After the restart, Williams pulled off an amazing slide job entering turn three, sliding between Bernbeck and Davis into the runner-up spot behind Hardman.
"On those restarts, these guys are pretty good around the bottom, and I couldn't go to the bottom at all," Williams said. "I think they saw me go to the bottom and push right through it. I just had to drive it up in there, and I was in it just enough where if I stayed in it just a half a second longer, I was going to make it. Plus, before that, I was setting myself up to feel what the slide was going to feel like before that. I knew it would stick if I could keep it straight enough on entry. You've got to make it exciting. That's sprint car racing."
A lap later, Williams was by Hardman and into the lead. He checked out from the rest of the pack, hitting lap traffic by lap 13.
Meanwhile, Cranston was charging back through the pack and was into third on the same lap, behind Williams and Judd Sheaffer. He worked into second on lap 16 of the 25-lap feature.
"I think the track kind of came to us a little bit," Cranston said. "I think the bottom kind of went away in one and two, and I was running the high line. But that high line stayed in there, and I was really getting those guys off turn two."
Williams had a large lead at that point, but he slid off turn one on lap 19, nearly tagging the guardrail. He was able to collect the car and get back on the track. He still had a big lead, but the slip-up trimmed the advantage.
"For me to be that fast down there, I had to be against the fence to square the corner off to make it straight," Williams said. "That lap car spooked me just enough when it bobbled that I lifted and it unloaded the car and I slid off. I knew I had enough time, had a pretty big lead, so I just gathered it back up and got back on the track and was praying for no cautions. Sure enough, a lap later, the caution comes out. I knew I was done because whoever had the bottom working was going to pass me."
That final caution flew when Keefe Hemel spun in turn two, giving Cranston the opportunity he needed.

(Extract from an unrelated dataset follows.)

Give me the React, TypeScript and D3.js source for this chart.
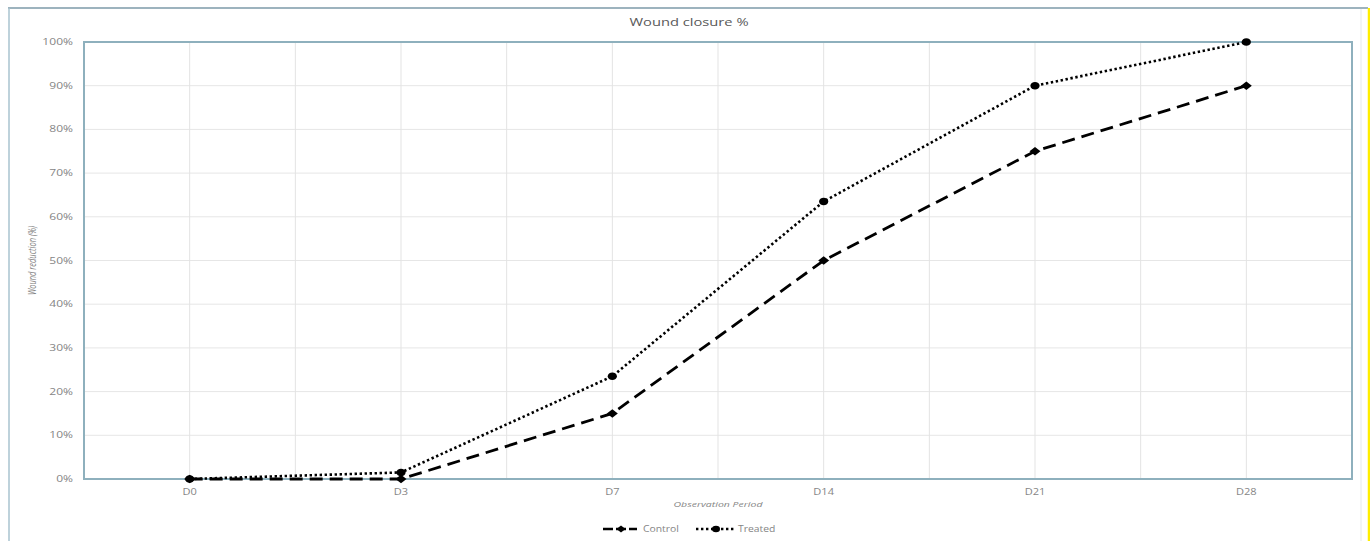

"I knew I was getting closer to him a little bit," Cranston said. "I don't know if he was slowing down a little bit in traffic or we were faster or what. I could see him up there, but I had no idea he was leading it because at the time I fell off the track, he was in fifth or so. I thought he was in fourth or fifth, or made up another position. Then the yellow came out, and he was leading the race. Then I thought, 'Where did all those cars go?' It was a pretty awesome experience."
Williams motor stumbled a bit on the restart as he darted to the bottom, and Cranston motored around the high side to take the lead. He'd go on to lead the final six laps, eventually winning by nearly three seconds.
"I knew I had a chance, but Ty's way fast," Cranston said. "I know he runs the top good, and I knew he was running the top. But for some reason, he dove down to the bottom on the restart, and we had the momentum going. We had that momentum coming out of two and kept it on the top and squeaked by him. I knew there was a chance, but still, you're thinking you came from last to second, and surely this isn't going to happen. I don't know, I guess we must be doing something right. I don't know. It was great."
"I knew he was going to come, and he could probably see me from where he was at running the top and making it work," Williams said. "He went up there and showed me a dose of my own medicine, if you know what I mean. It's one of those mistakes that when you're leading the race, do you stick on the bottom or do you go to the top -- especially when I was having motor problems. ... The motor didn't take off, and I made the wrong decision. I should have just taken the top."
Williams finished second, followed by Sheaffer in third and Jake Bubak in fourth.
Heat race winners were Cranston, Hemel and Sheaffer.
The Keizer Aluminum Racing Wheels Hard-Charger Award went to Kaden Taylor, who went from 13th to fifth.
1. Luke Cranston, 2. Ty Williams, 3. Judd Sheaffer, 4. Jake Bubak, 5. Kaden Taylor, 6. Brian Hardman, 7. Tommy Williams, 8. Willie Wynn, 9. Lance Davis, 10. Keefe Hemel, 11. Jared Kern, 12. Reed Bernbeck, 13. Mike Speer, 14. Butch Hardman, 15. Craig Jecha, 16. Greg Reiners, 17. Nate Berry, 18. Shawn Radcliffe, 19. Blake Bogenhagen, 20. Kirby Hagans (DNS).